Reconnecting Northland has won the Regenerating Nature category at the 2023 SBN Sustainability Awards during a glittering awards night at the Auckland Museum.
Reconnecting Northland edged out a strong set of finalists, including Banks Peninsula Conservation Trust, DoC, Te Whangai Trust and Forever Forests, which won a Commendation.
Judges praised Reconnecting Northland highly.
“This is a highly innovative organisation that is focussed on connectivity conservation in Northland.
“Connectivity here is both geographically-based but also amongst organisations and stakeholders. As well as empowering communities on the ground, the organisation recognises the need to move to a more sustainable financial model for biodiversity and is making gains in this area.
“The judges strongly support the focus on developing sustainable nature-based enterprises around restoration activity. Reconnecting Northland has developed multiple revenue streams to support its initiatives and has just released Te Kete Hononga, a ‘tool-box’ for community management of restoration activities.”
Pou Manatū (general manager) of Reconnecting Northland Eamon Nathan says the award is an endorsement of the work that quietly happens on the ground across Northland.
“We’re proud to receive this award on behalf of the communities we work for. As a ‘connectivity catalyst’ it’s our role to support communities at the forefront of regeneration,” says Nathan.
“This award really is their award and we’re humbled to have earned their trust to represent them on the stage. It’s the passion and commitment of our local community projects that is being recognised.”
Reconnecting Northland’s vision is to see a flourishing tapestry of abundant and resilient ecosystems in three generations.
Reconnecting Northland exists to create the right conditions for nature and people of Te Taitokerau to thrive. We assert that nature and people are one and the same as in the term tangata whenua, human earth – when the rivers and the land are well, so are the people.
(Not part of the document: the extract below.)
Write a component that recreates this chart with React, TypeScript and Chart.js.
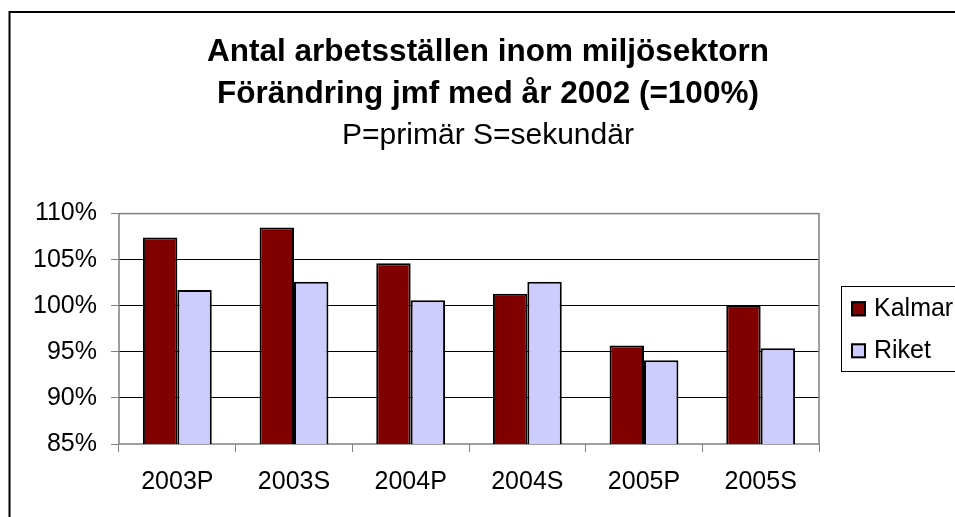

Reconnecting Northland chair Liz Oliver says it’s pleasing to see the judges recognise the role of connectivity in Reconnecting Northland’s mission.
“The innovation that the judges highlighted is the paradigm shift from ‘top-down’ conservation towards a much more community-led approach. The people who live in these remote areas are the best to lead regeneration efforts. Many are mana whenua, whose whānau have lived there for centuries. They have ancestral knowledge about the health, and unhealth, of their land and waterways. They know what is needed to regenerate their land.
“Their challenge is that they simply don’t have the resources to act. So our job is to listen and connect them to expertise and funding.
“We think it’s especially powerful because we’re invited in. We help fund a local person to act as kairaranga, a weaver, to help weave all the threads for their local area. Whatever happens next it remains their plan, not ours.”
Another innovation is that Reconnecting Northland has codified that experience into a learning system called Te Kete Hononga. Together with the Ministry for the Environment, Reconnecting Northland is currently completing a one-year trial for Te Kete Hononga to fine-tune the services in supporting on-the-ground restoration efforts.
Judges also recognised Reconnecting Northalnd’s diverse streams of revenue, from individual donors, central and local government and a broad range of New Zealand and international philanthropists. Reconnecting Northland is in the early stages of creating an Enterprise Division to commercialise bio-economy opportunities.